He will kill them, then he will eat them, as is his right
dir: Jalmari Helander
2025
Sisu was, in its way, the perfect Nazi-killing action film, so in their infinite wisdom the makers decided to make another one, this time with the Soviets as antagonists, because why not.
I mean, they have snazzy uniforms, and no regard for human rights, so they’re perfect. They are at least recognisable and easily hateable, since the Soviets we’re talking about are the Red Army that raped and pillaged its way back to the borders of the Soviet Empire after the war ended.
This is a Finnish flick, though, and considering Finland’s tortured history with the Russians, it has to involve actual history in order to angry up the blood. After numerous wars the Finns were forced to cede the Karelia region to the Commies, and of course that’s where the taciturn hero of these two movies had his home, the home he was so desperate to return to in the first flick.
But the Soviets have already murdered his family, and all Finns are being expelled from the region, so what’s a war hero to do other than go home, cry a bunch for the loss of his wife and children, and then literally deconstruct the entire house, slap it onto a truck, and then start driving for Finland?
Our hero, Aatami Korpi (Jorma Tommila), or the Immortal, as he is nicknamed, doesn’t know it, but the Soviets really, really hate him for embarrassing them during the Winter War, and they dispatch a crusty old jerk (Stephen Lang) to capture Korpi and send him to the gulag in Siberia, as a warning to any Finns who are thinking about getting uppity.
The other supposed benefit / bonus is that the crusty old Jerk Draganov is the same person who butchered Korpi’s family. Hearing him lovingly describe killing Korpi’s son with a shovel is one of the most sick-inducing things I’ve ever heard in any film. But Korpi is completely unaware of any of this for most of the flick’s shortish running time (it’s just an eyelash under 90 minutes), so from his perspective, it’s just the story of his life. Of course random jerks want to kill him: He’s awesome, and it’s the price you pay for awesomeness.

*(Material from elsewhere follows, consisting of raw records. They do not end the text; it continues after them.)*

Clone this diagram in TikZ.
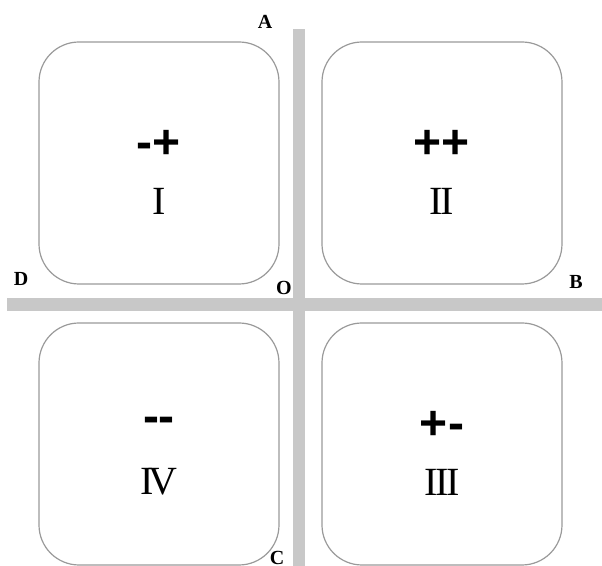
\documentclass[tikz,border=0pt]{standalone}
\usepackage{fontspec}
\setmainfont{Liberation Serif}
\setsansfont{Liberation Sans}
\usetikzlibrary{positioning}
\definecolor{cbar}{HTML}{C8C8C8}
\definecolor{cedge}{HTML}{9A9A9A}
\tikzset{
  every picture/.style={line width=0.6pt},
  quad/.style={draw=cedge, fill=white, rounded corners=20pt, minimum width=120pt, minimum height=121pt, inner sep=0pt},
  sign/.style={font=\sffamily\bfseries\fontsize{24}{24}\selectfont, inner sep=0pt},
  numeral/.style={font=\fontsize{20}{20}\selectfont, inner sep=0pt},
  corner/.style={font=\bfseries\fontsize{10}{10}\selectfont, inner sep=0pt},
}

\begin{document}
\begin{tikzpicture}[x=0.5pt, y=-0.5pt]
  \useasboundingbox (0,0) rectangle (602,566);
  % axes
  \fill[cbar] (293,29) rectangle (305,566);
  \fill[cbar] (7,298) rectangle (602,311);
  % quadrants
  \foreach \s/\r/\n/\x/\y in {{-+}/I/qI/159/163, {++}/{I\kern-1pt I}/qII/442/163, {+-}/{I\kern-1pt I\kern-1pt I}/qIII/442/444, {-{}-}/{I\kern-3pt V}/qIV/159/444} {
    \node[quad] (\n) at (\x,\y) {};
    \node[sign] (\n s) at (\x,\y-19) {\s};
    \node[numeral] (\n r) at (\x,\y+38) {\r};
  }
  % corner letters
  \node[corner] (A) at (265,22) {A};
  \node[corner] (B) at (576,282) {B};
  \node[corner] (C) at (277,558) {C};
  \node[corner] (D) at (21,279) {D};
  \node[corner] (O) at (284,288) {O};
\end{tikzpicture}
\end{document}
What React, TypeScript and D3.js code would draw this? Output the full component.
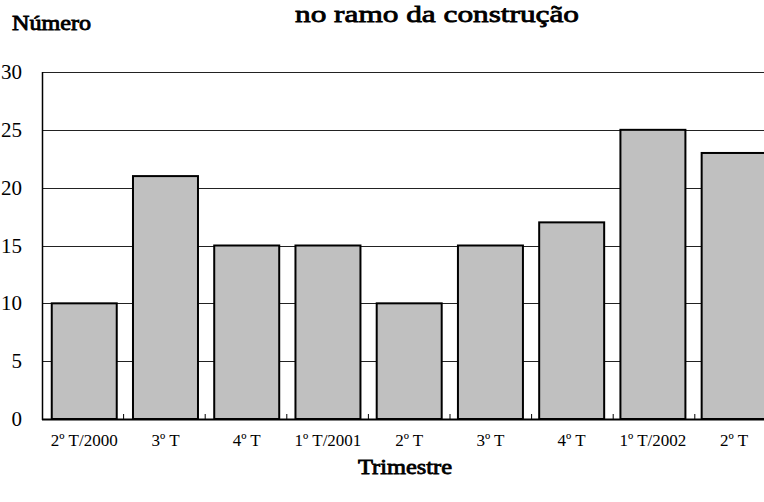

That first battle section, on the road, is pretty much Mad Max / Fury Road writ large. Vehicular carnage, motor mayhem, as one of the title cards helpfully indicates, it looks and seems great because we are programmed to find this stuff thrilling, or at least I am.
At first, it’s enough to see that there are faceless goons on motorbikes wearing bulletproof armour, well prepared to fight the unstoppable Finn, and you think “well at least they’ve put some thought into it before they die, not making it too easy”, but also you might then think “who the fuck had that sort of gear back then?” And that’s the thing, I made the mistake of taking any of this too seriously. You’re not watching movies where a silent Finn kills hundreds of people mostly with his bare hands or whatever weapon is in reach because it’s a documentary.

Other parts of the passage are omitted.